California Gov. Gavin Newsom speaks during a news conference on Thursday, May 25, 2023, in Richmond, California. (AP Photo/Adam Beam)
The governor of California has launched an effort to change the U.S. Constitution by proposing an amendment exclusively containing gun safety provisions.
Democratic Gov. Gavin Newsom announced his intention on Thursday to propose the 28th Amendment to the U.S. Constitution, which would “permanently enshrine four broadly supported gun safety principles into the U.S. Constitution.”
Those principles, according to Newsom:
- Raising the federal minimum age to purchase a firearm from 18 to 21;
- Mandating universal background checks to prevent truly dangerous people from purchasing a gun that could be used in a crime;
- Instituting a reasonable waiting period for all gun purchases; and
- Barring civilian purchase of assault weapons that serve no other purpose than to kill as many people as possible in a short amount of time – weapons of war our nation’s founders never foresaw.
Newsom says the proposed amendment aligns with existing gun rights under the Constitution, enshrined in the Second Amendment and increasingly expanded by the Supreme Court.

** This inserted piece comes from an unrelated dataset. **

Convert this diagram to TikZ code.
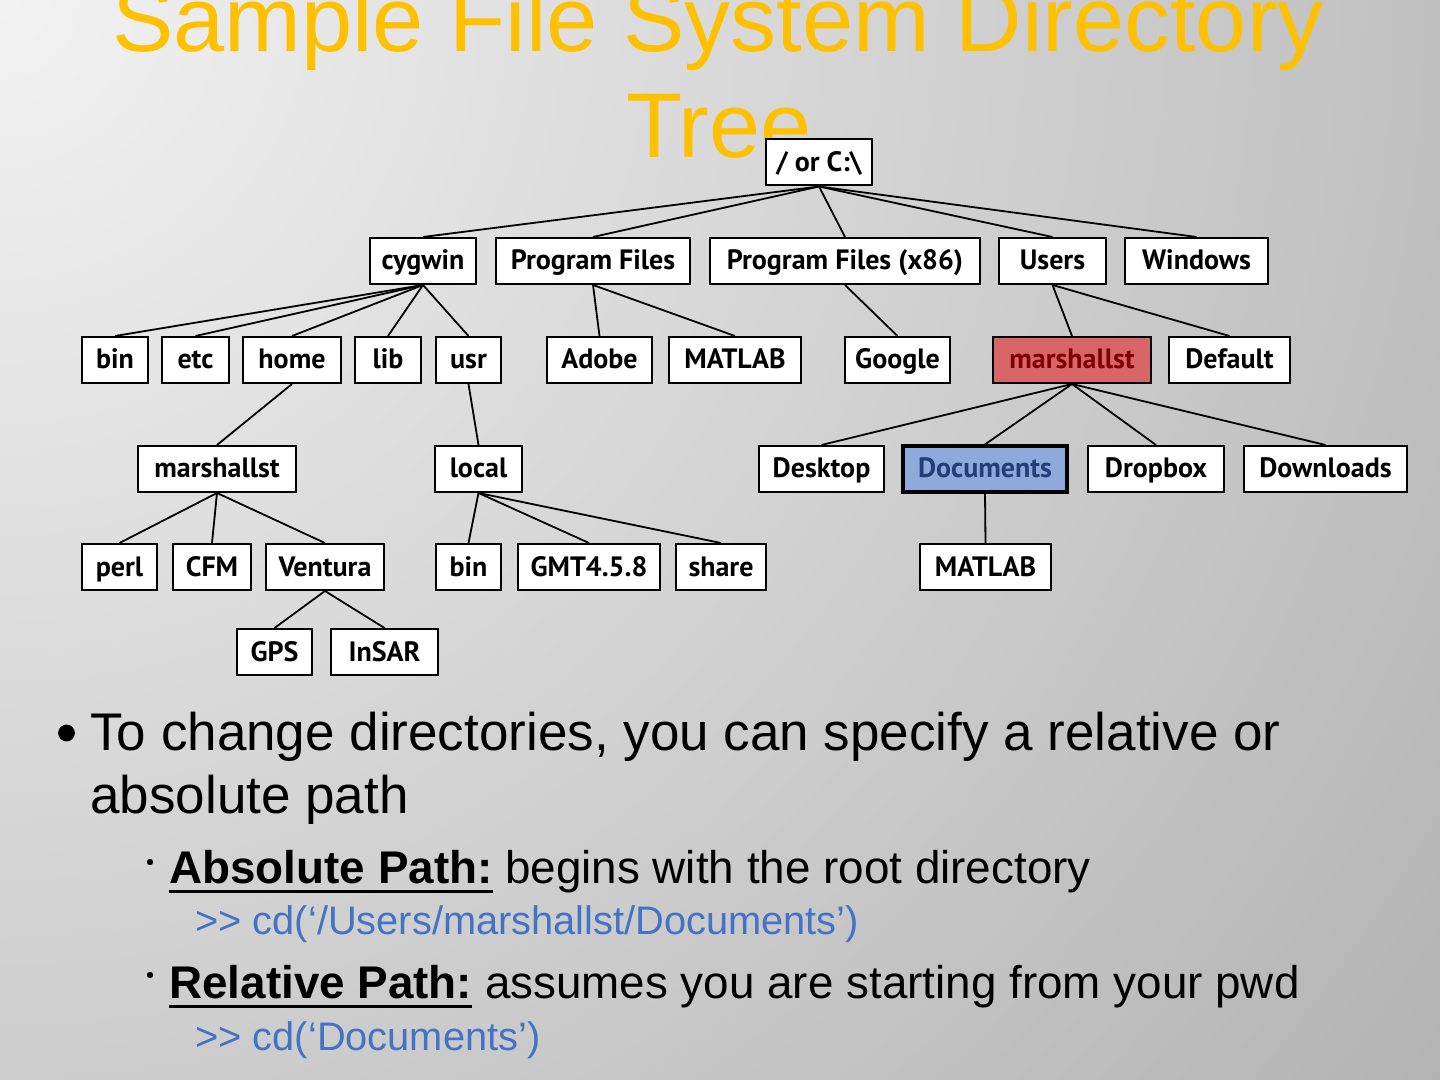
\documentclass[tikz,border=0pt]{standalone}
\usepackage{fontspec}
\setmainfont{Liberation Sans}
\newfontfamily\treefont{PT Sans}
\definecolor{titlecol}{RGB}{255,192,0}
\definecolor{codecol}{RGB}{68,114,196}
\definecolor{redfill}{RGB}{217,102,102}
\definecolor{redtext}{RGB}{128,0,0}
\definecolor{bluefill}{RGB}{142,169,219}
\definecolor{bluetext}{RGB}{35,62,120}
\definecolor{bgA}{gray}{0.95}
\definecolor{bgB}{gray}{0.70}
\definecolor{bgC}{gray}{0.56}
\pgfdeclareradialshading{bgshade}{\pgfpoint{0bp}{0bp}}{color(0bp)=(bgA); color(24bp)=(bgB); color(48bp)=(bgC); color(50bp)=(bgC)}
\newcommand\myul[1]{\setbox0\hbox{#1}\rlap{\rule[-5pt]{\wd0}{1.5pt}}\box0\relax}
\begin{document}
\begin{tikzpicture}[x=0.5pt,y=-0.5pt,
  dirbox/.style={draw=black, line width=1pt, fill=white, minimum height=23pt, inner xsep=0pt, inner ysep=0pt,
    text height=12pt, text depth=3pt,
    font=\treefont\bfseries\fontsize{14}{16}\selectfont, text=black},
  redbox/.style={dirbox, fill=redfill, text=redtext},
  bluebox/.style={dirbox, fill=bluefill, text=bluetext, line width=1.6pt},
  link/.style={draw=black, line width=0.9pt},
  titletext/.style={anchor=base, inner sep=0pt, text=titlecol, font=\fontsize{46}{50}\selectfont},
  bodytext/.style={anchor=base west, inner sep=0pt, text=black, font=\fontsize{26.5}{30}\selectfont},
  subtext/.style={anchor=base west, inner sep=0pt, text=black, font=\fontsize{22.9}{27}\selectfont},
  codetext/.style={anchor=base west, inner sep=0pt, text=codecol, font=\fontsize{19.9}{24}\selectfont}]
\useasboundingbox (0,0) rectangle (1440,1080);
\begin{scope}
  \clip (0,0) rectangle (1440,1080);
  \shade[shading=bgshade] (0,0) circle[radius=950pt];
\end{scope}

% title
\node[titletext] (title1) at (718,52) {Sample File System Directory};
\node[titletext] (title2) at (719,158) {Tree};

% tree nodes
\node[dirbox, minimum width=53pt] (root) at (819,162.5) {/ or C:\textbackslash};

\node[dirbox, minimum width=53pt]  (cygwin)  at (423,261) {cygwin};
\node[dirbox, minimum width=97pt]  (pf)      at (593,261) {Program Files};
\node[dirbox, minimum width=135pt] (pfx)     at (845,261) {Program Files (x86)};
\node[dirbox, minimum width=53.5pt] (users)  at (1052.5,261) {Users};
\node[dirbox, minimum width=71.5pt] (windows) at (1196.5,261) {Windows};

\node[dirbox, minimum width=33pt]  (bin1)    at (115,360) {bin};
\node[dirbox, minimum width=33.5pt] (etc)    at (195.5,360) {etc};
\node[dirbox, minimum width=49pt]  (home)    at (292,360) {home};
\node[dirbox, minimum width=33pt]  (lib)     at (388,360) {lib};
\node[dirbox, minimum width=32.5pt] (usr)    at (468.5,360) {usr};
\node[dirbox, minimum width=52.5pt] (adobe)  at (599.5,360) {Adobe};
\node[dirbox, minimum width=66pt]  (matlab1) at (735,360) {MATLAB};
\node[dirbox, minimum width=52.5pt] (google) at (897.5,360) {Google};
\node[redbox, minimum width=79pt]  (marsh1)  at (1072,360) {marshallst};
\node[dirbox, minimum width=60.5pt] (default) at (1229.5,360) {Default};

\node[dirbox, minimum width=79pt]  (marsh2)  at (217,469) {marshallst};
\node[dirbox, minimum width=43.5pt] (local)  at (478.5,469) {local};
\node[dirbox, minimum width=62.5pt] (desktop) at (821.5,469) {Desktop};
\node[bluebox, minimum width=82pt] (documents) at (985,469) {Documents};
\node[dirbox, minimum width=68pt]  (dropbox) at (1156,469) {Dropbox};
\node[dirbox, minimum width=81.5pt] (downloads) at (1325.5,469) {Downloads};

\node[dirbox, minimum width=37.5pt] (perl)   at (119.5,567) {perl};
\node[dirbox, minimum width=39pt]  (cfm)     at (212,567) {CFM};
\node[dirbox, minimum width=59pt]  (ventura) at (325,567) {Ventura};
\node[dirbox, minimum width=32.5pt] (bin2)   at (468.5,567) {bin};
\node[dirbox, minimum width=71pt]  (gmt)     at (589,567) {GMT4.5.8};
\node[dirbox, minimum width=45pt]  (share)   at (721,567) {share};
\node[dirbox, minimum width=65.5pt] (matlab2) at (985.5,567) {MATLAB};

\node[dirbox, minimum width=37.5pt] (gps)    at (274.5,652) {GPS};
\node[dirbox, minimum width=53.5pt] (insar)  at (384.5,652) {InSAR};

% connectors
\foreach \c in {cygwin,pf,pfx,users,windows} \draw[link] (root.south) -- (\c.north);
\foreach \c in {bin1,etc,home,lib,usr} \draw[link] (cygwin.south) -- (\c.north);
\foreach \c in {adobe,matlab1} \draw[link] (pf.south) -- (\c.north);
\draw[link] (pfx.south) -- (google.north);
\foreach \c in {marsh1,default} \draw[link] (users.south) -- (\c.north);
\draw[link] (home.south) -- (marsh2.north);
\draw[link] (usr.south) -- (local.north);
\foreach \c in {desktop,documents,dropbox,downloads} \draw[link] (marsh1.south) -- (\c.north);
\foreach \c in {perl,cfm,ventura} \draw[link] (marsh2.south) -- (\c.north);
\foreach \c in {bin2,gmt,share} \draw[link] (local.south) -- (\c.north);
\draw[link] (documents.south) -- (matlab2.north);
\foreach \c in {gps,insar} \draw[link] (ventura.south) -- (\c.north);

% body text
\fill[black] (66.5,733) circle[radius=4.2pt];
\node[bodytext] (line1) at (90,750) {To change directories, you can specify a relative or};
\node[bodytext] (line2) at (90,813) {absolute path};
\fill[black] (150,862) circle[radius=1.6pt];
\node[subtext] (abs) at (169,883) {\myul{\bfseries Absolute Path:} begins with the root directory};
\node[codetext] (code1) at (195,934) {>{}> cd(‘/Users/marshallst/Documents’)};
\fill[black] (150,975) circle[radius=1.6pt];
\node[subtext] (rel) at (169,998) {\myul{\bfseries Relative Path:} assumes you are starting from your pwd};
\node[codetext] (code2) at (195,1050) {>{}> cd(‘Documents’)};
\end{tikzpicture}
\end{document}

“While leaving the 2nd Amendment unchanged and respecting America’s gun-owning tradition, the Governor’s proposal guarantees common sense constitutional protections and gun safety measures that Democrats, Republicans, independent voters, and gun owners overwhelmingly support,” the announcement from Newsom’s office says.
The governor said he used his state’s gun safety laws to guide his amendment proposal effort.
“With gun violence claiming the lives of over 110 Americans a day, California’s nation-leading gun safety laws serve as a valuable blueprint for other states and Congress to save lives,” Newsom said, citing statistics that align with findings from the CDC.
“California’s gun safety laws work,” Newsom added. “In its most recent scorecard, California ranked as the #1 state for gun safety by the Giffords Law Center, and according to the most recent data, the state saw a 37% lower gun death rate than the national average. According to the CDC, California’s gun death rate was the 44th lowest in the nation, with 9 gun deaths per 100,000 people – compared to 16.36 deaths per 100,000 nationally, 33.9 in Mississippi, 21.2 in Oklahoma, and 15.6 in Texas.”
Newsom has plenty of hurdles to clear before the proposed amendment can be passed. The process begins either by Congress, which may submit a proposed amendment to the states only if the language of the amendment is approved by a two-thirds vote of both houses.
Alternatively, if state legislatures from two-thirds of the states — 34 out of 50 — then Congress must call a convention. The amendment will be added to the Constitution only if three-fourths of all the states — 38 out of 50 — ratify the amendment.
Newsom said that he intends for California to be “the first state in the nation to call for such a convention with a joint resolution,” introduced by two Democratic state lawmakers, Senator Aisha Wahab and Assemblymember Reggie Jones-Sawyer.
Newsom says getting the amendment off the ground will be a group effort and that he will work with “grassroots supporters, elected and civic leaders, and broad and diverse coalitions across the nation to fight for the passage of similar resolutions in other state legislatures to ensure the convening of a constitutional convention limited to this subject.”
Gun violence is the leading cause of death in American children, according to the CDC.
“Our ability to make a more perfect union is literally written into the Constitution,” Newsom said in the announcement. “So today, I’m proposing the 28th Amendment to the United States Constitution to do just that.”
Unsurprisingly, conservatives do not appear to be on board with Newsom’s effort.
“Gov. Newsom, I am willing to debate you on this in Mississippi any time,” wrote Tate Reeves, the Republican governor of Mississippi, whose rate of gun deaths far outpaces that of California. “So on your next trip to our state to campaign for my opponent, give me a call.”
“Can’t wait for you to defend the fact that Mississippi has the highest gun violence death rate in the nation … (377% higher than California’s, by the way),” Newsom shot back on Twitter. “You can’t be serious.”
The National Rifle Association, meanwhile, railed against Newsom’s “California-style gun control” and complained that his “unhinged contempt for the right to self-defense has no bounds.”
The Constitution was last amended in 1992 when the 27th Amendment was ratified. It says that if Congress votes to give itself a pay raise, it will only take effect after the next election.